Le code vestimentaire en vigueur est le triptyque schtreimel, téphillim et papillottes.

Au sein des communautés ultra-orthodoxes juives, la communauté skver, de l’aveu même de Shulem Deen, passe pour une des plus extrémistes qui soit… certains des membres de la communauté ne parlent pas anglais et ne s’expriment qu’en yiddish.

Grandissant dans cette communauté, Shulem Deen s’est fatalement marié à une jeune fille issue de cette communauté qu’il a pu rencontrer au court d’une présentation de 7 minutes totalement épique et ubuesque.

Il va sans dire que cette isolement, volontaire, s’accompagne d’une soumission sans faille exigée par le rebbe et ses sbires (en gros le reste de la communauté dans la mesure où ce type de protectionnisme exige l’implication de chacun dans un système d’auto-surveillance et d’auto-délation).

Et pourtant, au cœur même de Shulem Deen, tout concourt à faire grossir sa propension à (se) questionner. Tout commence par la remise en question que Shulem Deen fait de sa propre foi avant d’étendre ses interrogations à la foi telle qu’elle est mise en avant, prônée, par les autorités religieuses.

Si au départ, il parvient à garder secrets ses propres doutes, y compris aux yeux de sa femme et de ses enfants, il devient au fil du temps de plus en plus dur de cacher le fait qu’il ait totalement perdu la foi. A partir de cet instant il est tiraillé entre son désir de s’émanciper et le besoin qu’il ressent malgré tout de continuer à faire partie d’une communauté, et d’une famille, aussi castratrice soit-elle.

Les origines des remises en causes auxquelles procède Shulem Deen sont multiples.
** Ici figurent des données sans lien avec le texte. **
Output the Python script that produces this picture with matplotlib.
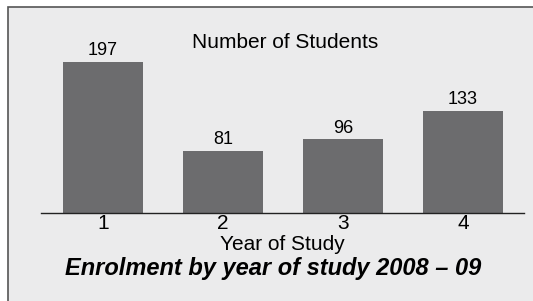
import matplotlib.pyplot as plt
from matplotlib.patches import Rectangle

# data
years = [1, 2, 3, 4]
year_labels = ['1', '2', '3', '4']
students = [197, 81, 96, 133]

bg = '#ebebec'
bar_col = '#6c6c6e'
plt.rcParams['font.family'] = ['Liberation Sans', 'DejaVu Sans']

W, H = 533, 301
fig = plt.figure(figsize=(W / 100, H / 100), dpi=100, facecolor='white')

# grey panel with a border (only top and left visible)
fig.patches.append(Rectangle((8 / W, -0.1), 1.2, (H - 7) / H + 0.1,
                             transform=fig.transFigure, facecolor=bg,
                             edgecolor='#555555', linewidth=1.2, zorder=-5))

ax = fig.add_axes([41 / W, (H - 213) / H, (524 - 41) / W, (213 - 7) / H])
ax.set_facecolor('none')

bars = ax.bar(years, students, width=0.667, color=bar_col)
for b, v in zip(bars, students):
    ax.annotate(str(v), (b.get_x() + b.get_width() / 2, v), xytext=(0, 2),
                textcoords='offset points', ha='center', va='bottom', fontsize=13)

ax.set_xlim(0.483, 4.508)
ax.set_ylim(0, 268.6)
ax.set_xticks(years)
ax.set_xticklabels(year_labels, fontsize=15)
ax.set_yticks([])
ax.tick_params(axis='x', length=0, pad=1)
for s in ['top', 'right', 'left']:
    ax.spines[s].set_visible(False)
ax.spines['bottom'].set_linewidth(1.0)
ax.spines['bottom'].set_color('#222222')

ax.set_xlabel('Year of Study', fontsize=15, labelpad=1)
ax.text(0.505, 0.83, 'Number of Students', transform=ax.transAxes,
        ha='center', va='center', fontsize=15)

fig.text(273 / W, 1 - 269 / H, 'Enrolment by year of study 2008 – 09',
         ha='center', va='center', fontsize=17, fontweight='bold', style='italic')

fig.savefig('out.png', dpi=100, facecolor='white')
Elles prennent racine dans un terreau familial propice : son père et sa mère étaient des orthodoxes qui n’hésitaient pas à s’ouvrir aux athées, aux juifs non pratiquants voire aux non-juifs. Elles se construisent ensuite à travers une jeunesse passée dès le plus jeune âge à douter. On sent que le doute ne s’est pas insinué en une seule fois en Shulem Deen mais qu’il a pris le temps de germer au fil des années, sachant rester en sommeil quand il le fallait, à la mort du père, par exemple, se terrant dans l’ombre d’une foi déjà vacillante pour mieux resurgir à l’âge adulte.

De toute les façons, le mode de vie de la communauté skver n’est pas fait pour favoriser l’attitude de Shulem Deen. Et son donc bien finalement la communauté qui prendra en quelque sorte la décision pour Shulem Deen : celle de le rejeter, de le bannir pour hérésie. Mais le fait que cette exclusion vienne de la communauté et non pas de Shulem Deen lui-même aura des conséquences dramatiques sur ses relations avec d’une part sa femme mais aussi et surtout d’autre part ses enfants.

Le livre de Shulem Deen est un témoignage somptueusement écrit et magnifiquement traduit avant tout. Mais c’est un livre sur l’importance de faire des choix, même si certains sont imposés ou provoqués, et surtout de les assumer, quoi qu’il en coûte. C’est un livre sur la libre conscience de l’homme qui ne devrait échapper à personne mais que le poids et le pouvoir d‘une communauté peu endiguer et mettre sous l’éteignoir. Le poids du nombre en impose fatalement à l’individu.

C’est ainsi le sens qu’a pris la vie de Shulem Deen : seul face à une communauté, il s’est engagé dans une association « Footsteps » qui vient en aide aux personnes qui souhaitent s’extraire de ces communautés qui ressemblent beaucoup à ce qu’on appellerait chez nous une secte mais qui n’est pas reconnue comme telle par les pouvoirs américains.